-- GIVEN DATA --
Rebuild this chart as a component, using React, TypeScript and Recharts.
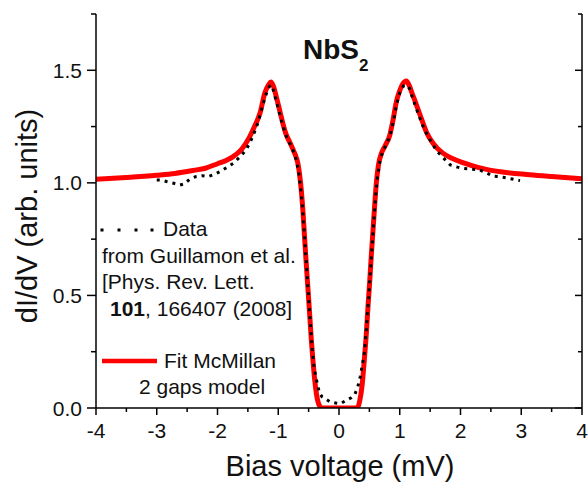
import React from 'react';
import { LineChart, Line, XAxis, YAxis } from 'recharts';

// Fit (McMillan 2 gaps model) – bias voltage (mV) and dI/dV
const fitV = [
  -4, -3.5, -3.0, -2.7, -2.4, -2.2, -2.0, -1.85, -1.7, -1.6, -1.5, -1.4, -1.3, -1.22, -1.16, -1.12,
  -1.08, -1.03, -0.975, -0.92, -0.87, -0.81, -0.76, -0.72, -0.68, -0.65, -0.62, -0.59, -0.565, -0.54,
  -0.51, -0.48, -0.455, -0.43, -0.4, -0.37, -0.34, -0.31, -0.28, -0.2, 0, 0.2, 0.28, 0.31, 0.34,
  0.38, 0.42, 0.45, 0.477, 0.505, 0.53, 0.56, 0.587, 0.615, 0.65, 0.697, 0.76, 0.834, 0.89, 0.944,
  1.0, 1.05, 1.11, 1.16, 1.2, 1.27, 1.35, 1.44, 1.55, 1.71, 1.85, 2.04, 2.3, 2.59, 3.14, 3.5, 4,
];
const fitG = [
  1.016, 1.024, 1.034, 1.042, 1.055, 1.065, 1.085, 1.1, 1.125, 1.15, 1.19, 1.245, 1.31, 1.4, 1.435, 1.448,
  1.43, 1.38, 1.32, 1.26, 1.215, 1.18, 1.15, 1.125, 1.09, 1.04, 0.965, 0.86, 0.75, 0.645,
  0.525, 0.405, 0.3, 0.215, 0.125, 0.06, 0.022, 0.005, 0, 0, 0, 0, 0, 0.004, 0.03,
  0.1, 0.225, 0.33, 0.45, 0.56, 0.67, 0.79, 0.9, 1.0, 1.08, 1.13, 1.165, 1.21, 1.28, 1.36,
  1.41, 1.44, 1.452, 1.43, 1.4, 1.35, 1.29, 1.225, 1.175, 1.132, 1.11, 1.09, 1.068, 1.052, 1.036, 1.028, 1.018,
];

// Measured data (Guillamon et al.)
const dataV = [
  -3.0, -2.92, -2.84, -2.72, -2.62, -2.55, -2.45, -2.35, -2.25, -2.15, -2.05, -1.96, -1.85, -1.74,
  -1.63, -1.52, -1.42, -1.33, -1.25, -1.18, -1.13, -1.09, -1.04, -0.98, -0.92, -0.86, -0.8, -0.75,
  -0.7, -0.66, -0.62, -0.59, -0.56, -0.53, -0.5, -0.47, -0.44, -0.41, -0.38, -0.35, -0.32, -0.28,
  -0.235, -0.15, -0.05, 0.03, 0.12, 0.2, 0.26, 0.31, 0.35, 0.39, 0.42, 0.45, 0.48, 0.51, 0.54, 0.57,
  0.6, 0.63, 0.67, 0.72, 0.78, 0.84, 0.9, 0.95, 1.0, 1.06, 1.11, 1.16, 1.22, 1.3, 1.4, 1.5, 1.6,
  1.72, 1.83, 1.95, 2.04, 2.15, 2.31, 2.42, 2.53, 2.62, 2.7, 2.8, 2.92, 2.98,
];
const dataG = [
  1.013, 1.012, 1.006, 0.998, 0.99, 0.995, 1.018, 1.028, 1.032, 1.028, 1.038, 1.05, 1.068, 1.087,
  1.115, 1.15, 1.205, 1.27, 1.35, 1.41, 1.435, 1.42, 1.37, 1.31, 1.25, 1.2, 1.17, 1.14,
  1.1, 1.04, 0.95, 0.85, 0.73, 0.61, 0.49, 0.37, 0.26, 0.18, 0.135, 0.1, 0.065, 0.05,
  0.043, 0.028, 0.022, 0.02, 0.034, 0.045, 0.06, 0.095, 0.14, 0.2, 0.25, 0.35, 0.46, 0.58, 0.7, 0.82,
  0.93, 1.02, 1.09, 1.14, 1.17, 1.21, 1.28, 1.35, 1.4, 1.43, 1.435, 1.42, 1.37, 1.31, 1.24, 1.19, 1.145,
  1.11, 1.08, 1.07, 1.064, 1.062, 1.058, 1.045, 1.03, 1.028, 1.025, 1.02, 1.013, 1.01,
];

const xMajorTicks = [-4, -3, -2, -1, 0, 1, 2, 3, 4];
const xTickLabels = ['-4', '-3', '-2', '-1', '0', '1', '2', '3', '4'];
const xMinorTicks = [-3.5, -2.5, -1.5, -0.5, 0.5, 1.5, 2.5, 3.5];
const yMajorTicks = [0, 0.5, 1.0, 1.5];
const yTickLabels = ['0.0', '0.5', '1.0', '1.5'];
const yMinorTicks = [0.25, 0.75, 1.25, 1.75];

const xTitle = 'Bias voltage (mV)';
const yTitle = 'dI/dV (arb. units)';
const chartTitle = 'NbS';
const chartTitleSub = '2';
const legendData = ['Data', 'from Guillamon et al.', '[Phys. Rev. Lett.'];
const legendRefBold = '101';
const legendRefRest = ', 166407 (2008]';
const legendFit = ['Fit McMillan', '2 gaps model'];

const fitRows = fitV.map((v, i) => ({ v, g: fitG[i] }));
const dataRows = dataV.map((v, i) => ({ v, g: dataG[i] }));
const xAllTicks = [...xMajorTicks, ...xMinorTicks].sort((a, b) => a - b);
const yAllTicks = [...yMajorTicks, ...yMinorTicks].sort((a, b) => a - b);

const FONT = "'Liberation Sans', Arial, Helvetica, sans-serif";
const INK = '#111';

function BottomTick(props: any) {
  const { x, y, payload } = props;
  const idx = xMajorTicks.indexOf(payload.value);
  const len = idx >= 0 ? 7 : 4;
  return (
    <g>
      <line x1={x} x2={x} y1={y} y2={y + len} stroke="#000" strokeWidth={1.5} />
      {idx >= 0 && (
        <text x={x} y={y + 30} textAnchor="middle" fontSize={21} fill={INK} fontFamily={FONT}>
          {xTickLabels[idx]}
        </text>
      )}
    </g>
  );
}

function TopTick(props: any) {
  const { x, y, payload } = props;
  const major = xMajorTicks.indexOf(payload.value) >= 0;
  const len = major ? 7 : 4;
  return <line x1={x} x2={x} y1={y} y2={y + len} stroke="#000" strokeWidth={1.5} />;
}

function LeftTick(props: any) {
  const { x, y, payload } = props;
  const idx = yMajorTicks.indexOf(payload.value);
  const len = idx >= 0 ? 9 : 5;
  return (
    <g>
      <line x1={x - len} x2={x} y1={y} y2={y} stroke="#000" strokeWidth={1.5} />
      {idx >= 0 && (
        <text x={x - 14} y={y + 7.5} textAnchor="end" fontSize={21} fill={INK} fontFamily={FONT}>
          {yTickLabels[idx]}
        </text>
      )}
    </g>
  );
}

function RightTick(props: any) {
  const { x, y, payload } = props;
  const major = yMajorTicks.indexOf(payload.value) >= 0;
  const len = major ? 7 : 4;
  return <line x1={x - len} x2={x} y1={y} y2={y} stroke="#000" strokeWidth={1.5} />;
}

export default function App() {
  return (
    <div style={{ position: 'absolute', left: 0, top: 0, width: 588, height: 483, background: '#fff' }}>
      <LineChart
        width={588}
        height={483}
        margin={{ top: 14, right: 0, bottom: 0, left: 0 }}
      >
        <XAxis
          xAxisId={0}
          dataKey="v"
          type="number"
          domain={[-4, 4]}
          allowDataOverflow
          ticks={xAllTicks}
          interval={0}
          height={75}
          tickSize={0}
          tickMargin={0}
          tickLine={false}
          axisLine={{ stroke: '#000', strokeWidth: 1.5 }}
          tick={<BottomTick />}
        />
        <XAxis
          xAxisId="top"
          orientation="top"
          dataKey="v"
          type="number"
          domain={[-4, 4]}
          allowDataOverflow
          ticks={xAllTicks}
          interval={0}
          height={0}
          tickSize={0}
          tickMargin={0}
          tickLine={false}
          axisLine={{ stroke: '#000', strokeWidth: 1.5 }}
          tick={<TopTick />}
        />
        <YAxis
          yAxisId={0}
          type="number"
          domain={[0, 1.75]}
          allowDataOverflow
          ticks={yAllTicks}
          interval={0}
          width={96}
          tickSize={0}
          tickMargin={0}
          tickLine={false}
          axisLine={{ stroke: '#000', strokeWidth: 1.5 }}
          tick={<LeftTick />}
        />
        <YAxis
          yAxisId="right"
          orientation="right"
          type="number"
          domain={[0, 1.75]}
          allowDataOverflow
          ticks={yAllTicks}
          interval={0}
          width={6}
          tickSize={0}
          tickMargin={0}
          tickLine={false}
          axisLine={{ stroke: '#000', strokeWidth: 1.5 }}
          tick={<RightTick />}
        />
        <Line
          data={fitRows}
          dataKey="g"
          xAxisId={0}
          yAxisId={0}
          type="monotone"
          stroke="#ff0000"
          strokeWidth={5}
          dot={false}
          activeDot={false}
          isAnimationActive={false}
        />
        <Line
          data={dataRows}
          dataKey="g"
          xAxisId={0}
          yAxisId={0}
          type="linear"
          stroke="#000"
          strokeWidth={3}
          strokeDasharray="3 5"
          dot={false}
          activeDot={false}
          isAnimationActive={false}
        />
      </LineChart>
      <svg
        width={588}
        height={483}
        style={{ position: 'absolute', left: 0, top: 0, pointerEvents: 'none' }}
        fontFamily={FONT}
      >
        <text x={303} y={59} fontSize={28} fontWeight="bold" fill={INK}>
          {chartTitle}
        </text>
        <text x={359} y={71} fontSize={17} fontWeight="bold" fill={INK}>
          {chartTitleSub}
        </text>
        {[102, 119, 136, 152].map((dx) => (
          <rect key={dx} x={dx - 1.5} y={228.5} width={3} height={3} fill="#000" />
        ))}
        <text x={163} y={236} fontSize={21} fill={INK}>{legendData[0]}</text>
        <text x={102} y={263} fontSize={21} fill={INK}>{legendData[1]}</text>
        <text x={102} y={289} fontSize={21} fill={INK}>{legendData[2]}</text>
        <text x={110} y={316} fontSize={21} fill={INK}>
          <tspan fontWeight="bold">{legendRefBold}</tspan>
          <tspan>{legendRefRest}</tspan>
        </text>
        <line x1={102} x2={157} y1={361} y2={361} stroke="#ff0000" strokeWidth={4.5} />
        <text x={164} y={368} fontSize={21} fill={INK}>{legendFit[0]}</text>
        <text x={139} y={394} fontSize={21} fill={INK}>{legendFit[1]}</text>
        <text x={340} y={476} fontSize={29} textAnchor="middle" fill={INK}>
          {xTitle}
        </text>
        <text
          transform="translate(37,216) rotate(-90)"
          x={0}
          y={0}
          fontSize={29}
          textAnchor="middle"
          fill={INK}
        >
          {yTitle}
        </text>
      </svg>
    </div>
  );
}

-- STATED PROBLEM --
From the first line of the listing above, repeat every line through the one holding "Line, XAxis, YAxis". Both ends count, and pictures stay out.

-- RESPONSE --
Rebuild this chart as a component, using React, TypeScript and Recharts.
import React from 'react';
import { LineChart, Line, XAxis, YAxis } from 'recharts';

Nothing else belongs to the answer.